In the following sections, assume the repository belongs to the bazelbuild organization.
module(name = "rules_mockascript")
README
At the top level, there should be a README
that contains a brief description
of your ruleset, and the API users should expect.
Rules
Often times there will be multiple rules provided by your repository. Create a
directory named by the language and provide an entry point - defs.bzl
file
exporting all rules (also include a BUILD
file so the directory is a package).
For rules_mockascript
that means there will be a directory named
mockascript
, and a BUILD
file and a defs.bzl
file inside:
/
mockascript/
BUILD
defs.bzl
Constraints
If your rule defines
toolchain rules,
it's possible that you'll need to define custom constraint_setting
s and/or
constraint_value
s. Put these into a //<LANG>/constraints
package. Your
directory structure will look like this:
/
mockascript/
constraints/
BUILD
BUILD
defs.bzl
Please read
github.com/bazelbuild/platforms
for best practices, and to see what constraints are already present, and
consider contributing your constraints there if they are language independent.
Be mindful of introducing custom constraints, all users of your rules will
use them to perform platform specific logic in their BUILD
files (for example,
using selects).
With custom constraints, you define a language that the whole Bazel ecosystem
will speak.
Runfiles library
If your rule provides a standard library for accessing runfiles, it should be
in the form of a library target located at //<LANG>/runfiles
(an abbreviation
of //<LANG>/runfiles:runfiles
). User targets that need to access their data
dependencies will typically add this target to their deps
attribute.
Repository rules
Dependencies
Your rules might have external dependencies, which you'll need to specify in your MODULE.bazel file.
Registering toolchains
Your rules might also register toolchains, which you can also specify in the MODULE.bazel file.

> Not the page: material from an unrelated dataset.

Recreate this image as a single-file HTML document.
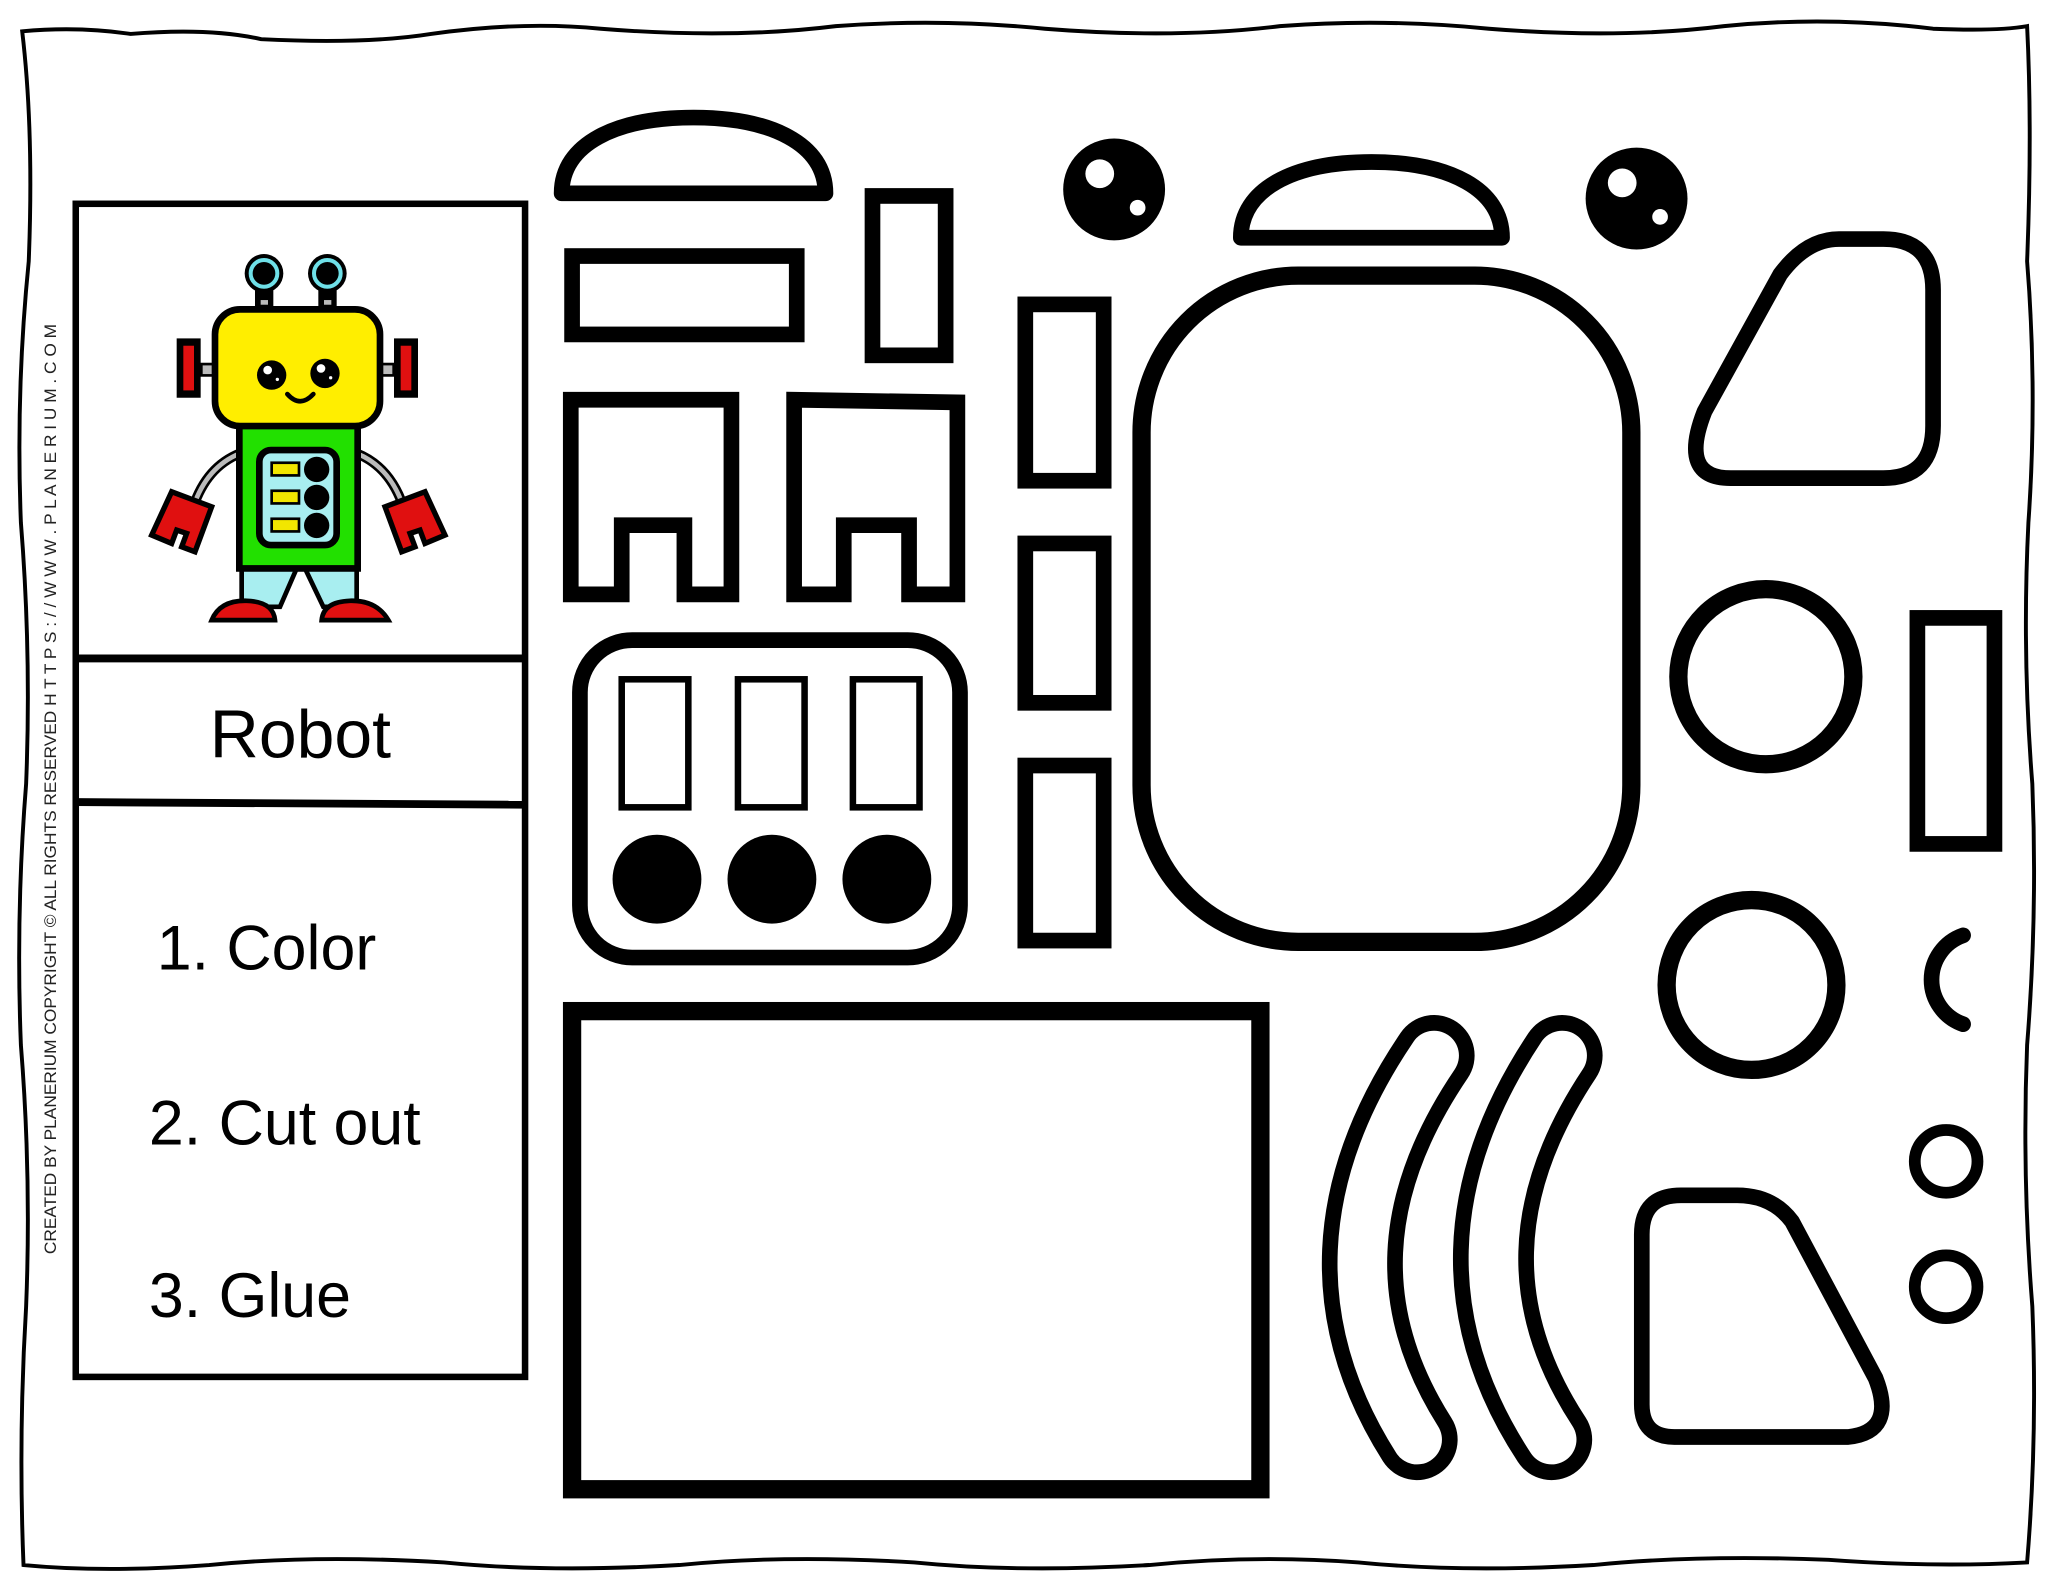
<!DOCTYPE html>
<html><head><meta charset="utf-8"><style>
html,body{margin:0;padding:0;background:#fff;}
svg{display:block;}
text{font-family:"Liberation Sans",sans-serif;}
</style></head><body>
<svg width="2048" height="1582" viewBox="0 0 1568 1211" preserveAspectRatio="none" xmlns="http://www.w3.org/2000/svg">
<rect width="1568" height="1211" fill="#fff"/>
<!-- wavy border -->
<path d="M17,24 Q60,20 100,26 Q160,21 200,30 Q280,34 330,26 Q400,16 460,22 Q560,30 640,20 Q720,14 800,22 Q900,30 980,20 Q1060,14 1140,22 Q1240,30 1320,20 Q1400,12 1480,22 Q1530,24 1552,20
 Q1556,100 1552,200 Q1560,300 1553,400 Q1548,500 1556,600 Q1560,700 1552,800 Q1548,900 1556,1000 Q1560,1100 1552,1196
 Q1480,1200 1400,1194 Q1300,1190 1220,1198 Q1120,1204 1040,1196 Q960,1190 880,1198 Q780,1204 700,1196 Q600,1190 520,1198 Q420,1204 340,1196 Q240,1190 160,1198 Q80,1204 18,1198
 Q14,1100 20,1000 Q24,900 16,800 Q12,700 20,600 Q24,500 16,400 Q12,300 22,200 Q26,100 17,24 Z" fill="none" stroke="#000" stroke-width="3"/>
<!-- left panel -->
<rect x="58" y="156" width="344" height="898" fill="none" stroke="#000" stroke-width="5"/>
<line x1="58" y1="504" x2="402" y2="504" stroke="#000" stroke-width="6"/>
<line x1="58" y1="614" x2="402" y2="616" stroke="#000" stroke-width="6"/>
<text x="230" y="580" font-size="52" text-anchor="middle">Robot</text>
<text x="120" y="742" font-size="48">1. Color</text>
<text x="114" y="876" font-size="48">2. Cut out</text>
<text x="114" y="1008" font-size="48">3. Glue</text>
<text transform="translate(43,960) rotate(-90)" font-size="13" textLength="712" lengthAdjust="spacingAndGlyphs" fill="#222">CREATED BY PLANERIUM COPYRIGHT © ALL RIGHTS RESERVED   H T T P S : / / W W W . P L A N E R I U M . C O M</text>
<!-- robot -->
<g transform="scale(0.765625) translate(140,240) scale(0.33333)">
 <rect x="345" y="140" width="55" height="80" fill="#000"/><rect x="362" y="180" width="22" height="14" fill="#bbb"/>
 <rect x="535" y="140" width="55" height="80" fill="#000"/><rect x="552" y="180" width="22" height="14" fill="#bbb"/>
 <circle cx="372" cy="100" r="58" fill="#000"/><circle cx="372" cy="100" r="40" fill="none" stroke="#6fe0e8" stroke-width="12"/>
 <circle cx="562" cy="100" r="58" fill="#000"/><circle cx="562" cy="100" r="40" fill="none" stroke="#6fe0e8" stroke-width="12"/>
 <rect x="110" y="295" width="72" height="178" fill="#000"/><rect x="130" y="317" width="32" height="134" fill="#e01010"/>
 <rect x="180" y="368" width="50" height="42" fill="#000"/><rect x="188" y="376" width="34" height="26" fill="#bbb"/>
 <rect x="762" y="295" width="72" height="178" fill="#000"/><rect x="782" y="317" width="32" height="134" fill="#e01010"/>
 <rect x="715" y="368" width="50" height="42" fill="#000"/><rect x="723" y="376" width="34" height="26" fill="#bbb"/>
 <!-- arms -->
 <path d="M300,640 Q200,680 160,800" fill="none" stroke="#000" stroke-width="30"/>
 <path d="M300,640 Q200,680 160,800" fill="none" stroke="#bbb" stroke-width="14"/>
 <path d="M650,640 Q750,680 790,800" fill="none" stroke="#000" stroke-width="30"/>
 <path d="M650,640 Q750,680 790,800" fill="none" stroke="#bbb" stroke-width="14"/>
 <path d="M95,755 L215,800 L165,935 L125,920 L140,880 L110,870 L95,910 L35,885 Z" fill="#e01010" stroke="#000" stroke-width="16" stroke-linejoin="miter"/>
 <path d="M855,755 L735,800 L785,935 L825,920 L810,880 L840,870 L855,910 L915,885 Z" fill="#e01010" stroke="#000" stroke-width="16"/>
 <!-- legs -->
 <path d="M305,985 L470,985 L420,1100 L305,1100 Z" fill="#a8eef0" stroke="#000" stroke-width="14"/>
 <path d="M495,985 L650,985 L650,1100 L550,1100 Z" fill="#a8eef0" stroke="#000" stroke-width="14"/>
 <path d="M215,1140 Q240,1080 320,1082 Q400,1085 405,1140 Z" fill="#e01010" stroke="#000" stroke-width="14"/>
 <path d="M545,1140 Q550,1085 630,1082 Q710,1080 745,1140 Z" fill="#e01010" stroke="#000" stroke-width="14"/>
 <!-- body -->
 <rect x="298" y="555" width="355" height="430" fill="#22e000" stroke="#000" stroke-width="20"/>
 <rect x="358" y="630" width="232" height="285" rx="35" fill="#a8eef0" stroke="#000" stroke-width="20"/>
 <rect x="395" y="668" width="82" height="38" fill="#f2e600" stroke="#000" stroke-width="8"/>
 <rect x="395" y="752" width="82" height="38" fill="#f2e600" stroke="#000" stroke-width="8"/>
 <rect x="395" y="836" width="82" height="38" fill="#f2e600" stroke="#000" stroke-width="8"/>
 <circle cx="530" cy="688" r="38" fill="#000"/><circle cx="530" cy="772" r="38" fill="#000"/><circle cx="530" cy="856" r="38" fill="#000"/>
 <!-- head -->
 <rect x="225" y="208" width="495" height="350" rx="75" fill="#ffee00" stroke="#000" stroke-width="20"/>
 <circle cx="395" cy="405" r="44" fill="#000"/><circle cx="383" cy="390" r="13" fill="#fff"/><circle cx="412" cy="418" r="5" fill="#fff"/>
 <circle cx="555" cy="400" r="44" fill="#000"/><circle cx="543" cy="385" r="13" fill="#fff"/><circle cx="572" cy="413" r="5" fill="#fff"/>
 <path d="M442,462 Q480,505 520,462" fill="none" stroke="#000" stroke-width="14" stroke-linecap="round"/>
</g>
<!-- cut out shapes -->
<g fill="none" stroke="#000" stroke-width="12" stroke-linejoin="round">
 <path d="M430,148 L632,148 C632,110 590,90 531,90 C472,90 430,110 430,148 Z"/>
 <rect x="438" y="196" width="172" height="60" stroke-linejoin="miter"/>
 <rect x="668" y="150" width="56" height="122" stroke-linejoin="miter"/>
 <rect x="785" y="233" width="60" height="135" stroke-linejoin="miter"/>
 <rect x="785" y="416" width="60" height="122" stroke-linejoin="miter"/>
 <rect x="785" y="586" width="60" height="134" stroke-linejoin="miter"/>
 <path d="M950,182 L1150,182 C1150,145 1110,124 1050,124 C990,124 950,145 950,182 Z"/>
 <rect x="874" y="211" width="375" height="510" rx="120" stroke-width="14"/>
 <path d="M1325,366 L1442,366 Q1480,366 1480,326 L1480,222 Q1480,183 1442,183 L1408,183 Q1383,183 1363,210 L1305,315 Q1285,366 1325,366 Z"/>
 <circle cx="1352" cy="518" r="67" stroke-width="14"/>
 <rect x="1468" y="473" width="59" height="173" stroke-linejoin="miter"/>
 <circle cx="1341" cy="754" r="65" stroke-width="14"/>
 <path d="M1503,716 A36,36 0 0,0 1503,784" stroke-width="12" stroke-linecap="round"/>
 <circle cx="1490" cy="889" r="24" stroke-width="9"/>
 <circle cx="1490" cy="985" r="24" stroke-width="9"/>
 <path d="M1282,1100 L1415,1100 Q1452,1096 1436,1055 L1372,935 Q1357,915 1330,915 L1287,915 Q1257,915 1257,945 L1257,1075 Q1257,1100 1282,1100 Z"/>
 <rect x="438" y="774" width="527" height="366" stroke-width="14" stroke-linejoin="miter"/>
 <path d="M437,306 H560 V455 H524 V402 H476 V455 H437 Z" stroke-linejoin="miter"/>
 <path d="M608,306 L733,308 V455 H696 V402 H646 V455 H608 Z" stroke-linejoin="miter"/>
 <rect x="444" y="490" width="291" height="243" rx="40"/>
 <rect x="476" y="520" width="51" height="98" stroke-width="5" stroke-linejoin="miter"/>
 <rect x="565" y="520" width="51" height="98" stroke-width="5" stroke-linejoin="miter"/>
 <rect x="653" y="520" width="51" height="98" stroke-width="5" stroke-linejoin="miter"/>
</g>
<circle cx="503" cy="673" r="34" fill="#000"/><circle cx="591" cy="673" r="34" fill="#000"/><circle cx="679" cy="673" r="34" fill="#000"/>
<circle cx="853" cy="145" r="39" fill="#000"/><circle cx="842" cy="133" r="11" fill="#fff"/><circle cx="871" cy="159" r="6" fill="#fff"/>
<circle cx="1253" cy="152" r="39" fill="#000"/><circle cx="1242" cy="140" r="11" fill="#fff"/><circle cx="1271" cy="166" r="6" fill="#fff"/>
<!-- bananas -->
<path d="M1098,808 Q995,960 1085,1102" fill="none" stroke="#000" stroke-width="62" stroke-linecap="round"/>
<path d="M1098,808 Q995,960 1085,1102" fill="none" stroke="#fff" stroke-width="38" stroke-linecap="round"/>
<path d="M1196,808 Q1095,960 1188,1102" fill="none" stroke="#000" stroke-width="62" stroke-linecap="round"/>
<path d="M1196,808 Q1095,960 1188,1102" fill="none" stroke="#fff" stroke-width="38" stroke-linecap="round"/>
</svg>
</body></html>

Note that in order to resolve toolchains in the analysis phase Bazel needs to
analyze all toolchain
targets that are registered. Bazel will not need to
analyze all targets referenced by toolchain.toolchain
attribute. If in order
to register toolchains you need to perform complex computation in the
repository, consider splitting the repository with toolchain
targets from the
repository with <LANG>_toolchain
targets. Former will be always fetched, and
the latter will only be fetched when user actually needs to build <LANG>
code.
Release snippet
In your release announcement provide a snippet that your users can copy-paste
into their MODULE.bazel
file. This snippet in general will look as follows:
bazel_dep(name = "rules_<LANG>", version = "<VERSION>")
Tests
There should be tests that verify that the rules are working as expected. This
can either be in the standard location for the language the rules are for or a
tests/
directory at the top level.
Examples (optional)
It is useful to users to have an examples/
directory that shows users a couple
of basic ways that the rules can be used.
CI/CD
Many rulesets use GitHub Actions. See the configuration used in the rules-template repo, which are simplified using a "reusable workflow" hosted in the bazel-contrib
org. ci.yaml
runs tests on each PR and main
comit, and release.yaml
runs anytime you push a tag to the repository.
See comments in the rules-template repo for more information.
If your repository is under the bazelbuild organization, you can ask to add it to ci.bazel.build.
Documentation
See the Stardoc documentation for instructions on how to comment your rules so that documentation can be generated automatically.
The rules-template docs/ folder
shows a simple way to ensure the Markdown content in the docs/
folder is always up-to-date
as Starlark files are updated.
FAQs
Why can't we add our rule to the main Bazel GitHub repository?
We want to decouple rules from Bazel releases as much as possible. It's clearer who owns individual rules, reducing the load on Bazel developers. For our users, decoupling makes it easier to modify, upgrade, downgrade, and replace rules. Contributing to rules can be lighter weight than contributing to Bazel - depending on the rules -, including full submit access to the corresponding GitHub repository. Getting submit access to Bazel itself is a much more involved process.
The downside is a more complicated one-time installation process for our users:
they have to add a dependency on your ruleset in their MODULE.bazel
file.
We used to have all of the rules in the Bazel repository (under
//tools/build_rules
or //tools/build_defs
). We still have a couple rules
there, but we are working on moving the remaining rules out.